* [Provided material]:

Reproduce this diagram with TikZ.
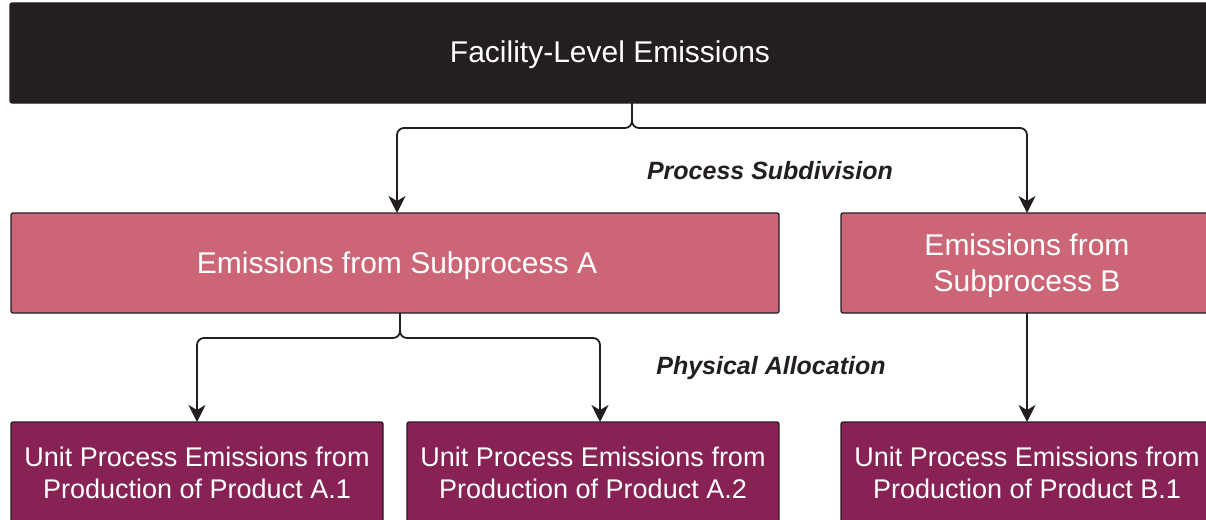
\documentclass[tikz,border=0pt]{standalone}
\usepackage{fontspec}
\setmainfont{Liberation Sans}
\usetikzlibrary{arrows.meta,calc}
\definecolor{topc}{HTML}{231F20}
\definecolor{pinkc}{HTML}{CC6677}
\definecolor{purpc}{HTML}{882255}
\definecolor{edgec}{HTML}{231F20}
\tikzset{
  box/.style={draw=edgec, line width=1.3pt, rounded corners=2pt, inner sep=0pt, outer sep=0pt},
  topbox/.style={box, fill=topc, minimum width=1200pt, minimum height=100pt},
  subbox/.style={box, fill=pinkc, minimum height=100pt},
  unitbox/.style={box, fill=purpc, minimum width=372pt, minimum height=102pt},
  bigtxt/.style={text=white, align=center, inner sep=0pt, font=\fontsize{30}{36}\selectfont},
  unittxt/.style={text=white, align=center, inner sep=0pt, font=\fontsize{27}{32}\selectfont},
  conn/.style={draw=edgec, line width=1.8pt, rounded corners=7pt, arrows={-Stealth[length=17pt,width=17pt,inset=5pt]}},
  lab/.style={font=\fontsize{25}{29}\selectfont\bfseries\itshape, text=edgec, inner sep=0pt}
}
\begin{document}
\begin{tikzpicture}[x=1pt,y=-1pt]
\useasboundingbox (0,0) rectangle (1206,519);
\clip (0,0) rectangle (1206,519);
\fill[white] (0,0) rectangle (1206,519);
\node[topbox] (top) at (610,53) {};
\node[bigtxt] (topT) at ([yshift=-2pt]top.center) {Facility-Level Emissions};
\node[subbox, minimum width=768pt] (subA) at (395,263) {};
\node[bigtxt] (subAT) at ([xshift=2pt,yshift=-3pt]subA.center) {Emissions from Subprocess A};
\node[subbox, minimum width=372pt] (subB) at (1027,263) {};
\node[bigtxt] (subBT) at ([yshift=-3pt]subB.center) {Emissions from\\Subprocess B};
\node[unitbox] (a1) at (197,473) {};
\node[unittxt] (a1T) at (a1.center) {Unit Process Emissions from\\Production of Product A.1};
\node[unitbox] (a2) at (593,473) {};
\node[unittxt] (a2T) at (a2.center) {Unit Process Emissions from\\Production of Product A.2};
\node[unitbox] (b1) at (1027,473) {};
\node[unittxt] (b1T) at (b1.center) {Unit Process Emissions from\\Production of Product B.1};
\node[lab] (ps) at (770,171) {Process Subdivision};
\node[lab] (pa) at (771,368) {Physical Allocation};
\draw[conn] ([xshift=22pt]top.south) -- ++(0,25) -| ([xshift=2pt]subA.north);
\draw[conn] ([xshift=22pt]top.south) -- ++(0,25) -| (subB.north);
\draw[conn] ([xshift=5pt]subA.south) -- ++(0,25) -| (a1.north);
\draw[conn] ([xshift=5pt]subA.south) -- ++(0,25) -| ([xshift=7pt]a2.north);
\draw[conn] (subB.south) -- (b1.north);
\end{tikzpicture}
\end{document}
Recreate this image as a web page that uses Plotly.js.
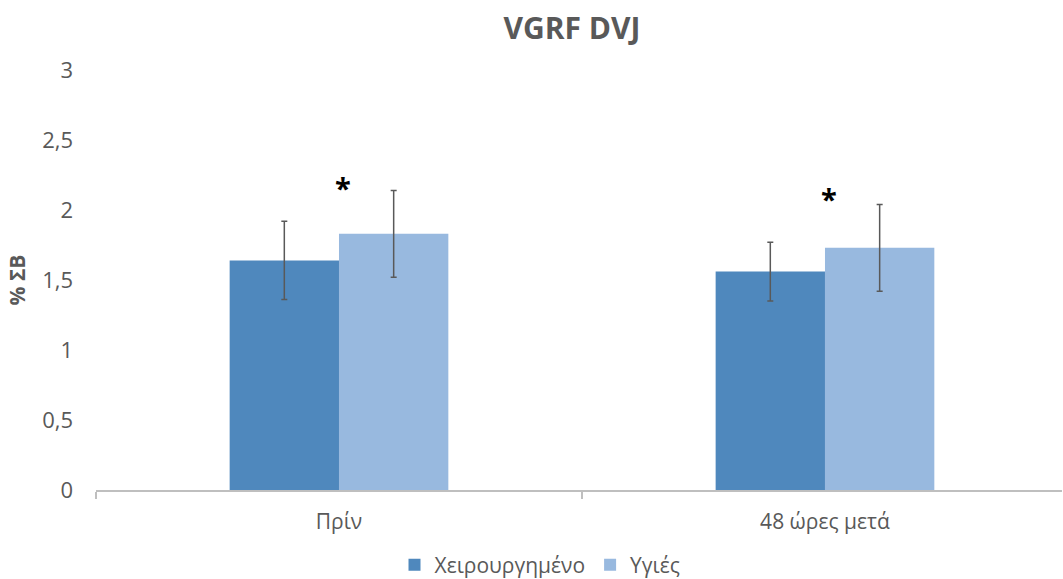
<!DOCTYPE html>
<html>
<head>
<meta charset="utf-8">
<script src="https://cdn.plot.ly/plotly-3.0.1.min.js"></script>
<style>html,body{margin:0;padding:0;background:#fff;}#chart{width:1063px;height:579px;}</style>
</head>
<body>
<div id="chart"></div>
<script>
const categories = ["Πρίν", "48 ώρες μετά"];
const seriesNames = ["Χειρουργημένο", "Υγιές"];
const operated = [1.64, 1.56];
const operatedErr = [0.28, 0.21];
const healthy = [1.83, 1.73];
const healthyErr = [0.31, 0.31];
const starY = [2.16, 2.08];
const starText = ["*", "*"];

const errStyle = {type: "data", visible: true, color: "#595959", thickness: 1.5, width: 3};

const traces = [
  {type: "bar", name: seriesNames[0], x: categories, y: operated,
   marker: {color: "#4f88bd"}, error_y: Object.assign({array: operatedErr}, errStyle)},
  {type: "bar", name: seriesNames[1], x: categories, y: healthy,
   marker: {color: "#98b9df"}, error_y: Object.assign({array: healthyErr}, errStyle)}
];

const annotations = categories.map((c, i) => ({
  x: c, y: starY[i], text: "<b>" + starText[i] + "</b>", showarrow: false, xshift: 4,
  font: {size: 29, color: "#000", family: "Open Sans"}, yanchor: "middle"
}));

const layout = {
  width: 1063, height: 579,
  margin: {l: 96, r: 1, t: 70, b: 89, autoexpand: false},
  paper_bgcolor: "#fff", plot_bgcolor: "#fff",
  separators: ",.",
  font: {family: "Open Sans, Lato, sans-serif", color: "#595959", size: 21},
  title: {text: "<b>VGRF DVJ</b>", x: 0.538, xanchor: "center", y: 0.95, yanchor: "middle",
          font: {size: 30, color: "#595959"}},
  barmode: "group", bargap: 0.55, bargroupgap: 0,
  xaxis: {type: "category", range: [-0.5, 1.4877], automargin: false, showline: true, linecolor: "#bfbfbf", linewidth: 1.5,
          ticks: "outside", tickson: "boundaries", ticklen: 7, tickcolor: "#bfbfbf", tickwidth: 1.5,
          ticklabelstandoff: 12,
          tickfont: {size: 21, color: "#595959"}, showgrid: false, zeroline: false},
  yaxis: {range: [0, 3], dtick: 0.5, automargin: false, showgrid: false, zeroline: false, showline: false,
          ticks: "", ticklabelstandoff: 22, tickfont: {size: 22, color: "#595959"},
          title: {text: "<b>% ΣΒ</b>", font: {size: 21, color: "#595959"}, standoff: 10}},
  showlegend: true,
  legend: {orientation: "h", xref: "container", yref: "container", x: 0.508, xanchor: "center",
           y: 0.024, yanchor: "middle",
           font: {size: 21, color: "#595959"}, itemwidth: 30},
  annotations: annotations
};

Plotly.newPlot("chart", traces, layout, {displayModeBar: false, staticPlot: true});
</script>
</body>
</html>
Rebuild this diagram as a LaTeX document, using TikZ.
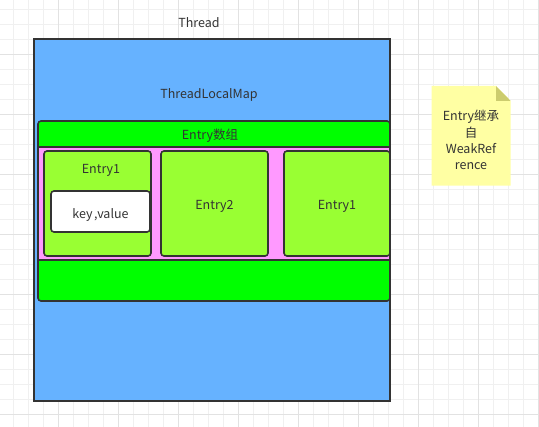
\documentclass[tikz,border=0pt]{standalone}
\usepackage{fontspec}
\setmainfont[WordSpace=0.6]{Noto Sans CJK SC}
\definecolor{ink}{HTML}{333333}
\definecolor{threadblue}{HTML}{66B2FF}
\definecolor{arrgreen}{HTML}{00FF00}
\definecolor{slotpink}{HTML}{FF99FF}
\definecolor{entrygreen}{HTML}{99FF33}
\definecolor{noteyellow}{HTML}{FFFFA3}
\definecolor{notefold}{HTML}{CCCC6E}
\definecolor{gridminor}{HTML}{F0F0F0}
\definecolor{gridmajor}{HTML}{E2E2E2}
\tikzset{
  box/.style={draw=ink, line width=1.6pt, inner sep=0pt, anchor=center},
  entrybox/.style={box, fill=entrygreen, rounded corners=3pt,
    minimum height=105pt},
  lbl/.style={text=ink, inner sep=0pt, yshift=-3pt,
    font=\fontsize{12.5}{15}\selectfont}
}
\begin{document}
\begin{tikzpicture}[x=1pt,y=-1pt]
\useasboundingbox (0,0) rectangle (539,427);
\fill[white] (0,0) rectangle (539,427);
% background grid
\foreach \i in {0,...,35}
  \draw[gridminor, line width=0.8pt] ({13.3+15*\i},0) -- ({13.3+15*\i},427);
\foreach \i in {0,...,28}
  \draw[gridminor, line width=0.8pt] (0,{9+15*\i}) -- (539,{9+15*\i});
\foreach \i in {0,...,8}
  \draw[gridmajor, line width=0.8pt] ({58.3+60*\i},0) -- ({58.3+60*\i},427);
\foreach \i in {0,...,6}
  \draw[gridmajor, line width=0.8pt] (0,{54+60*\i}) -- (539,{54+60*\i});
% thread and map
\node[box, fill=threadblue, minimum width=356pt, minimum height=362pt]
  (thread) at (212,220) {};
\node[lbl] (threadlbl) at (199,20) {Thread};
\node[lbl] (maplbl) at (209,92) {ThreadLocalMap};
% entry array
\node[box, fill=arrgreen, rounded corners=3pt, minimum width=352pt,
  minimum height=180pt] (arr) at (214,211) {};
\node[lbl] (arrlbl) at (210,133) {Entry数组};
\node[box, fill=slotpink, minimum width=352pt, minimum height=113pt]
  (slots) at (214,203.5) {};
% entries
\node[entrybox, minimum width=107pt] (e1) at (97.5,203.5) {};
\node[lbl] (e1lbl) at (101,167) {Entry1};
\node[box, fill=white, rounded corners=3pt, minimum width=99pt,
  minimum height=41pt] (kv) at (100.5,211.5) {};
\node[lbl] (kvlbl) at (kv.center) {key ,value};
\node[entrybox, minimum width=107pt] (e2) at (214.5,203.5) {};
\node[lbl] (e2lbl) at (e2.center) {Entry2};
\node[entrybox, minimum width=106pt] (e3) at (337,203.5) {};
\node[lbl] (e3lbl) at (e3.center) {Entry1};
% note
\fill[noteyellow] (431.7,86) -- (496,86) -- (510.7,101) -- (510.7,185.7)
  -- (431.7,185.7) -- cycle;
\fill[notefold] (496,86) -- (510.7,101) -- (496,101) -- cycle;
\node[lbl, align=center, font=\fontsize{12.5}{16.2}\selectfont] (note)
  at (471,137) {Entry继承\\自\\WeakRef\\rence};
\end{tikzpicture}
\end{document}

* [Work instructions]: Determine how many lines of the listing above include the word "diagram", and report that number only.

* [Solution to the exercise]: 2